No de todos pero sí de la mayoría de los que han sido mis alumnos, mis queridos quebraderos de cabeza, que no han sido pocos, me acuerdo, normalmente cara con nombre y a veces con apellido también y con alguna que otra anécdota o dato surgido del tiempo compartido de aprendizaje recíproco. Algunos de verdad me sorprenden lo lejos que han llegado. Pero la mayoría de veces, sin necesidad de ser la Bruja Lola, puedes predecir cuál será su ocupación en el futuro.

Pues me sorprendió gratamente esta chica que una vez fue mi alumna y, aunque por entonces tenía muebles en la cabeza, no estaban totalmente ordenados y se negaba a dar palo al agua, alardeando de que viviría de niña de su papá contratista, rodeada de oro y de comodidades.

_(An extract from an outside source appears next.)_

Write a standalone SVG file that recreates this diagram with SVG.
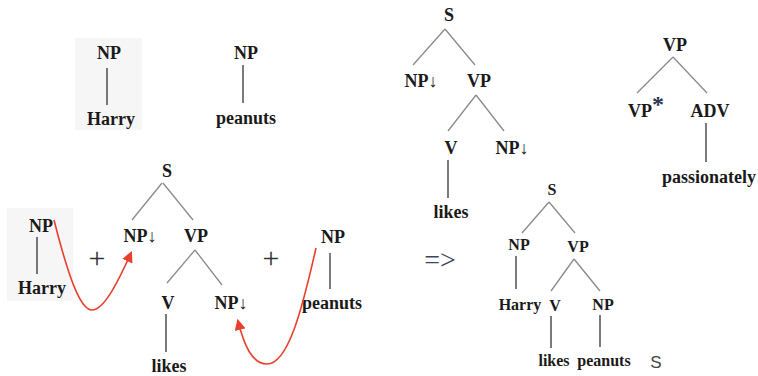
<svg xmlns="http://www.w3.org/2000/svg" width="758" height="376" viewBox="0 0 758 376">
<style>
.t{font-family:"Liberation Serif","Times New Roman",serif;font-weight:bold;font-size:18px;fill:#1a1a1a;text-anchor:middle}
.s{font-size:16px}
.b{stroke:#8a8a8a;stroke-width:1.3;fill:none}
.v{stroke:#333;stroke-width:1.3;fill:none}
.box{fill:#f6f6f6}
.red{stroke:#e8402c;stroke-width:1.6;fill:none}
.op{font-family:"Liberation Serif","Times New Roman",serif;font-size:30px;fill:#333;text-anchor:middle}
</style>
<defs>
<marker id="ah" viewBox="0 0 10 10" refX="8" refY="5" markerWidth="7" markerHeight="7" orient="auto" markerUnits="strokeWidth">
<path d="M0,0 L10,5 L0,10 Z" fill="#e8402c"/>
</marker>
</defs>
<rect width="758" height="376" fill="#fff"/>

<g id="tree-harry-top">
<rect class="box" x="75" y="38" width="67" height="92"/>
<text class="t" x="109" y="59">NP</text>
<line class="v" x1="107" y1="68" x2="107" y2="105"/>
<text class="t" x="111" y="125">Harry</text>
</g>

<g id="tree-peanuts-top">
<text class="t" x="246" y="59">NP</text>
<line class="v" x1="243" y1="65" x2="243" y2="103"/>
<text class="t" x="246" y="124">peanuts</text>
</g>

<g id="tree-harry-bottom">
<rect class="box" x="7" y="208" width="66" height="93"/>
<text class="t" x="41" y="232">NP</text>
<line class="v" x1="37" y1="237" x2="37" y2="274"/>
<text class="t" x="42" y="294">Harry</text>
</g>

<g id="plus1"><text class="op" x="97" y="268">+</text></g>

<g id="tree-likes-bottom">
<text class="t" x="167" y="177">S</text>
<line class="b" x1="162" y1="183" x2="132" y2="220"/>
<line class="b" x1="163" y1="183" x2="193" y2="220"/>
<text class="t" x="140" y="242">NP↓</text>
<text class="t" x="196" y="242">VP</text>
<line class="b" x1="195" y1="250" x2="167" y2="283"/>
<line class="b" x1="195" y1="250" x2="222" y2="285"/>
<text class="t" x="168" y="309">V</text>
<text class="t" x="231" y="309">NP↓</text>
<line class="v" x1="166" y1="314" x2="166" y2="352"/>
<text class="t" x="169" y="372">likes</text>
</g>

<g id="plus2"><text class="op" x="271" y="268">+</text></g>

<g id="tree-peanuts-bottom">
<text class="t" x="333" y="243">NP</text>
<line class="v" x1="330" y1="253" x2="330" y2="289"/>
<text class="t" x="332" y="309">peanuts</text>
</g>

<g id="connectors">
<path class="red" d="M54,220 C68,275 80,310 92,310 C104,310 118,282 131,253" marker-end="url(#ah)"/>
<path class="red" d="M316,248 C302,310 288,364 267,364 C252,364 244,345 238,321" marker-end="url(#ah)"/>
</g>

<g id="tree-likes-top">
<text class="t" x="449" y="21">S</text>
<line class="b" x1="445" y1="29" x2="413" y2="65"/>
<line class="b" x1="445" y1="29" x2="475" y2="65"/>
<text class="t" x="421" y="87">NP↓</text>
<text class="t" x="479" y="87">VP</text>
<line class="b" x1="476" y1="95" x2="448" y2="131"/>
<line class="b" x1="476" y1="95" x2="504" y2="131"/>
<text class="t" x="451" y="154">V</text>
<text class="t" x="512" y="154">NP↓</text>
<line class="v" x1="448" y1="160" x2="448" y2="198"/>
<text class="t" x="451" y="218">likes</text>
</g>

<g id="tree-adv">
<text class="t" x="675" y="51">VP</text>
<line class="b" x1="673" y1="57" x2="637" y2="93"/>
<line class="b" x1="673" y1="57" x2="707" y2="93"/>
<text class="t" x="640" y="117">VP</text>
<text class="t" x="658" y="112" style="font-size:24px;fill:#2a3550">*</text>
<text class="t" x="710" y="117">ADV</text>
<line class="v" x1="706" y1="123" x2="706" y2="162"/>
<text class="t" x="709" y="183">passionately</text>
</g>

<g id="arrow-result"><text class="op" x="440" y="269" style="font-size:28px;fill:#3a4560">=&gt;</text></g>

<g id="tree-result">
<text class="t s" x="552" y="195">S</text>
<line class="b" x1="549" y1="202" x2="522" y2="233"/>
<line class="b" x1="549" y1="202" x2="575" y2="233"/>
<text class="t s" x="519" y="250">NP</text>
<text class="t s" x="578" y="252">VP</text>
<line class="v" x1="516" y1="256" x2="516" y2="289"/>
<line class="b" x1="574" y1="259" x2="551" y2="291"/>
<line class="b" x1="574" y1="259" x2="600" y2="291"/>
<text class="t s" x="520" y="310">Harry</text>
<text class="t s" x="555" y="311">V</text>
<text class="t s" x="603" y="310">NP</text>
<line class="v" x1="551" y1="316" x2="551" y2="348"/>
<line class="v" x1="600" y1="315" x2="600" y2="347"/>
<text class="t s" x="554" y="366">likes</text>
<text class="t s" x="604" y="366">peanuts</text>
</g>

<g id="stray-s"><text x="656" y="368" style="font-family:'Liberation Sans',Arial,sans-serif;font-size:17px;fill:#444;text-anchor:middle">S</text></g>
</svg>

Pero una vez resquebrajada la piel de la burbuja inmobiliaria, habrá tenido que enfrentarse a la cruda realidad de que había que “abatir el lomo” y en la actualidad compagina su trabajo de cajera y “chacha pa' todo” en una tienda, con la crianza de su hijita y con los estudios, pues reconoce que teníamos razón y de verdad eran muy necesarios... Me alegra saber que si no aprendes con los maestros, como siempre, la vida acaba dándote la lección.

Ayer por la tarde decidí ir a comprar con mi hija a una tienda, no porque fuese necesario nada de lo que finalmente compramos, sino sobre todo para despejarme de una terrible semana y como excusa para pasar un rato con ella. Decidió comprarse unas cuantas cosillas y, cuando íbamos a pagar, de pronto me fijé en la dependienta, la miré con la cabeza inclinada, ella me miró y sonrió como aceptando con simpatía estoica que la observara con los ojos desorbitados.

Aunque yo no llevaba puestas las gafas porque en la calle lloviznaba, busqué su nombre en el cartelito que exhibía a la altura del pecho para confirmar que efectivamente era ella. Una milésima de segundo bastó para que de mi boca salieran una tras otra las palabras: “Yo a ti te conozco”. “¿Ah, sí? ¿De qué?”. Asombrada, me dijo que le sonaba mi cara, pero no esperaba que yo le dijese su nombre completo, su lugar de procedencia, a qué se dedicaba su padre y en qué clase y colegio había estudiado hacía catorce años.